● DESCRIPTION OF THE TASK
Strip the pictures and reproduce the rest of the listing exactly.

● DATA EXCERPT
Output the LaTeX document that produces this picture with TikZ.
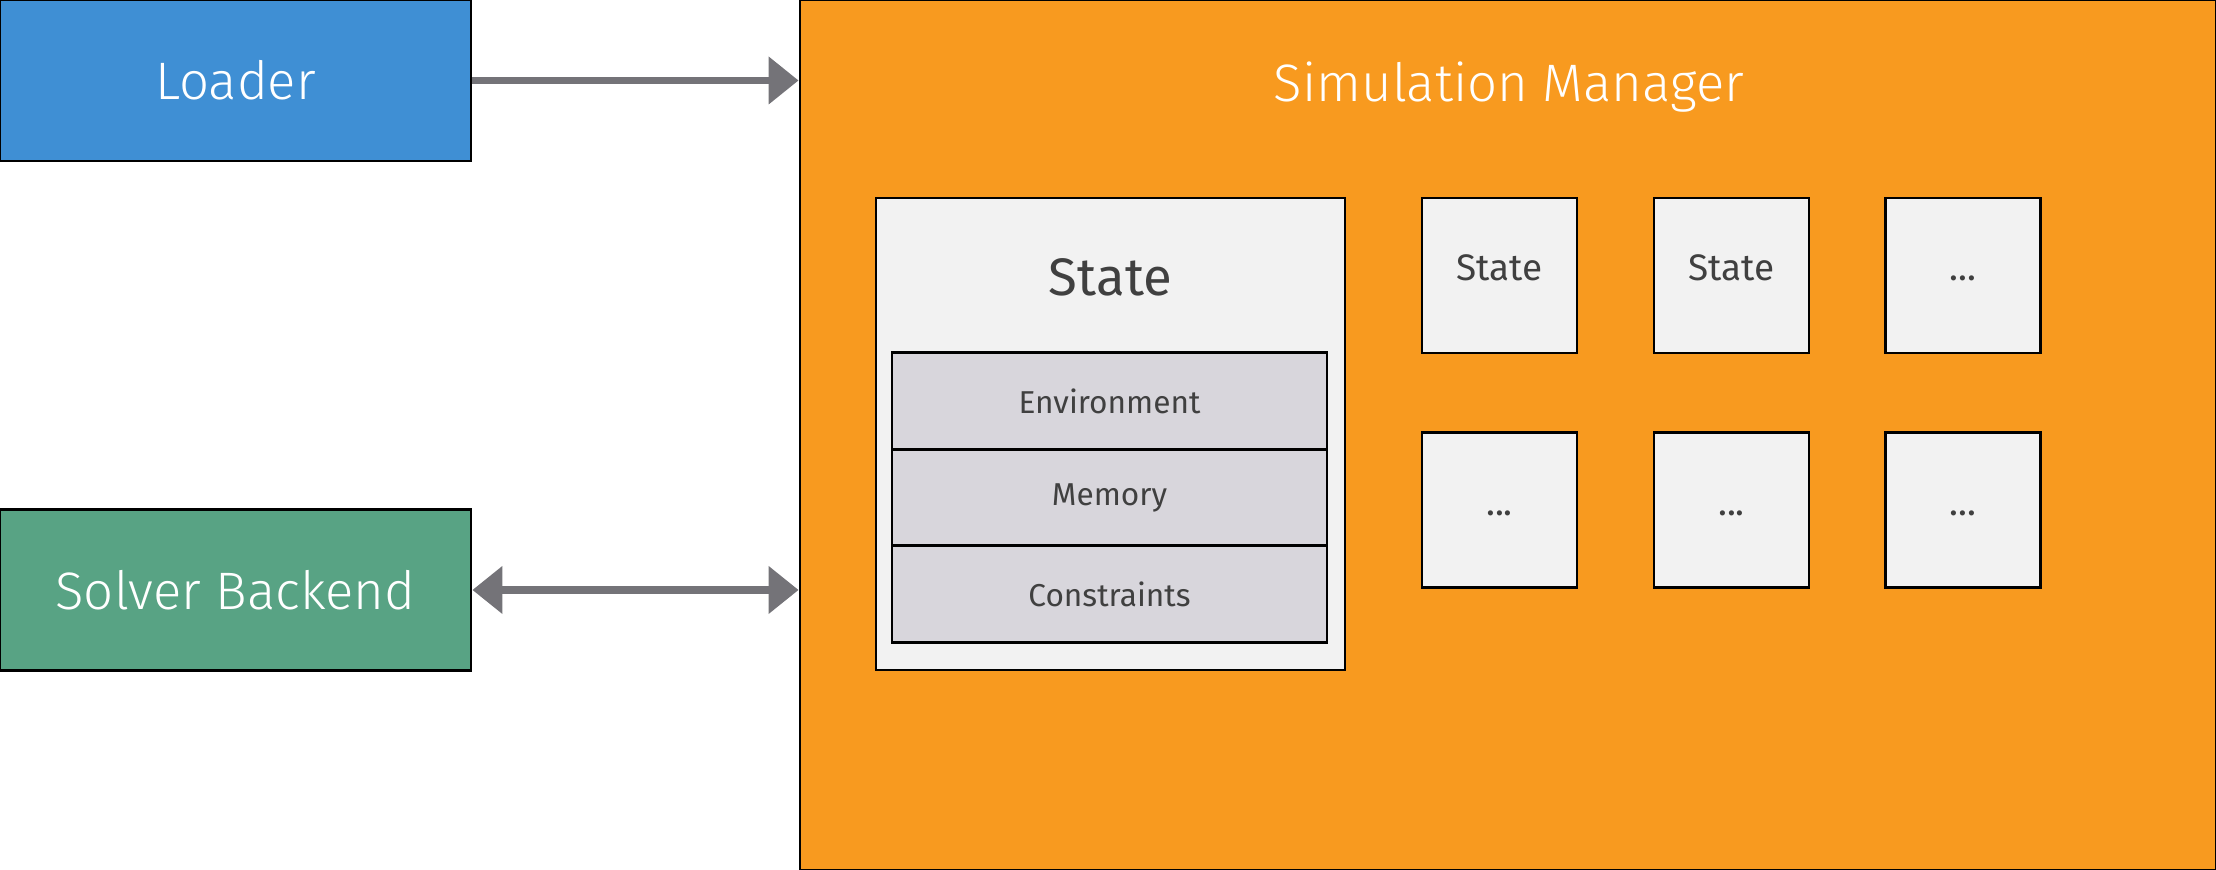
\documentclass[tikz,border=0pt]{standalone}
\usepackage{fontspec}
\setmainfont{Fira Sans}
\newfontfamily\lightfont{Fira Sans Light}
\usetikzlibrary{arrows.meta}
\definecolor{loaderblue}{HTML}{3F8FD4}
\definecolor{solvergreen}{HTML}{58A384}
\definecolor{managerorange}{HTML}{F89A1F}
\definecolor{stategray}{HTML}{F2F2F2}
\definecolor{rowgray}{HTML}{D8D6DC}
\definecolor{arrowgray}{HTML}{747378}
\definecolor{textgray}{HTML}{404040}
\newcommand{\moredots}{...}
\tikzset{
  block/.style={draw=black,line width=0.8pt,minimum width=4.71cm,minimum height=1.61cm,text=white,font=\lightfont\fontsize{15}{18}\selectfont},
  statebox/.style={draw=black,line width=0.8pt,fill=stategray,text=textgray},
  rowbox/.style={draw=black,line width=0.8pt,fill=rowgray,text=textgray,minimum width=4.35cm,minimum height=0.965cm,font=\fontsize{9}{11}\selectfont},
  link/.style={arrowgray,line width=2.2pt,-{Triangle[length=0.3cm,width=0.46cm]}}
}
\begin{document}
\begin{tikzpicture}
  \useasboundingbox (0,0) rectangle (22.16,8.70);
  \node[block,fill=loaderblue] (loader) at (2.355,7.895) {Loader};
  \node[block,fill=solvergreen] (solver) at (2.355,2.80) {Solver Backend};
  \node[draw=black,line width=0.8pt,fill=managerorange,minimum width=14.16cm,minimum height=8.70cm] (manager) at (15.08,4.35) {};
  \node[text=white,font=\lightfont\fontsize{15}{18}\selectfont] (managertitle) at (15.09,7.83) {Simulation Manager};
  % the state in detail
  \node[statebox,minimum width=4.69cm,minimum height=4.72cm] (state) at (11.105,4.36) {};
  \node[text=textgray,font=\fontsize{15}{18}\selectfont] (statetitle) at (11.105,5.93) {State};
  \node[rowbox] (environment) at (11.095,4.69) {Environment};
  \node[rowbox] (memory) at (11.095,3.725) {Memory};
  \node[rowbox] (constraints) at (11.095,2.76) {Constraints};
  % the other states
  \foreach \name/\x/\y/\txt in {s1/14.995/5.945/State, s2/17.315/5.945/State, s3/19.63/5.945/\moredots, s4/14.995/3.60/\moredots, s5/17.315/3.60/\moredots, s6/19.63/3.60/\moredots}
    \node[statebox,minimum width=1.55cm,minimum height=1.55cm,text height=0.28cm,text depth=0.17cm,font=\fontsize{10.5}{13}\selectfont] (\name) at (\x,\y) {\txt};
  \draw[link] (loader.east) -- (loader.east -| manager.west);
  \draw[link,{Triangle[length=0.3cm,width=0.46cm]}-{Triangle[length=0.3cm,width=0.46cm]}] (solver.east) -- (solver.east -| manager.west);
\end{tikzpicture}
\end{document}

● SOLUTION TO THIS TASK
Output the LaTeX document that produces this picture with TikZ.
\documentclass[tikz,border=0pt]{standalone}
\usepackage{fontspec}
\setmainfont{Fira Sans}
\newfontfamily\lightfont{Fira Sans Light}
\usetikzlibrary{arrows.meta}
\definecolor{loaderblue}{HTML}{3F8FD4}
\definecolor{solvergreen}{HTML}{58A384}
\definecolor{managerorange}{HTML}{F89A1F}
\definecolor{stategray}{HTML}{F2F2F2}
\definecolor{rowgray}{HTML}{D8D6DC}
\definecolor{arrowgray}{HTML}{747378}
\definecolor{textgray}{HTML}{404040}
\newcommand{\moredots}{...}
\tikzset{
  block/.style={draw=black,line width=0.8pt,minimum width=4.71cm,minimum height=1.61cm,text=white,font=\lightfont\fontsize{15}{18}\selectfont},
  statebox/.style={draw=black,line width=0.8pt,fill=stategray,text=textgray},
  rowbox/.style={draw=black,line width=0.8pt,fill=rowgray,text=textgray,minimum width=4.35cm,minimum height=0.965cm,font=\fontsize{9}{11}\selectfont},
  link/.style={arrowgray,line width=2.2pt,-{Triangle[length=0.3cm,width=0.46cm]}}
}
\begin{document}
\begin{tikzpicture}
  \useasboundingbox (0,0) rectangle (22.16,8.70);
  \node[block,fill=loaderblue] (loader) at (2.355,7.895) {Loader};
  \node[block,fill=solvergreen] (solver) at (2.355,2.80) {Solver Backend};
  \node[draw=black,line width=0.8pt,fill=managerorange,minimum width=14.16cm,minimum height=8.70cm] (manager) at (15.08,4.35) {};
  \node[text=white,font=\lightfont\fontsize{15}{18}\selectfont] (managertitle) at (15.09,7.83) {Simulation Manager};
  % the state in detail
  \node[statebox,minimum width=4.69cm,minimum height=4.72cm] (state) at (11.105,4.36) {};
  \node[text=textgray,font=\fontsize{15}{18}\selectfont] (statetitle) at (11.105,5.93) {State};
  \node[rowbox] (environment) at (11.095,4.69) {Environment};
  \node[rowbox] (memory) at (11.095,3.725) {Memory};
  \node[rowbox] (constraints) at (11.095,2.76) {Constraints};
  % the other states
  \foreach \name/\x/\y/\txt in {s1/14.995/5.945/State, s2/17.315/5.945/State, s3/19.63/5.945/\moredots, s4/14.995/3.60/\moredots, s5/17.315/3.60/\moredots, s6/19.63/3.60/\moredots}
    \node[statebox,minimum width=1.55cm,minimum height=1.55cm,text height=0.28cm,text depth=0.17cm,font=\fontsize{10.5}{13}\selectfont] (\name) at (\x,\y) {\txt};
  \draw[link] (loader.east) -- (loader.east -| manager.west);
  \draw[link,{Triangle[length=0.3cm,width=0.46cm]}-{Triangle[length=0.3cm,width=0.46cm]}] (solver.east) -- (solver.east -| manager.west);
\end{tikzpicture}
\end{document}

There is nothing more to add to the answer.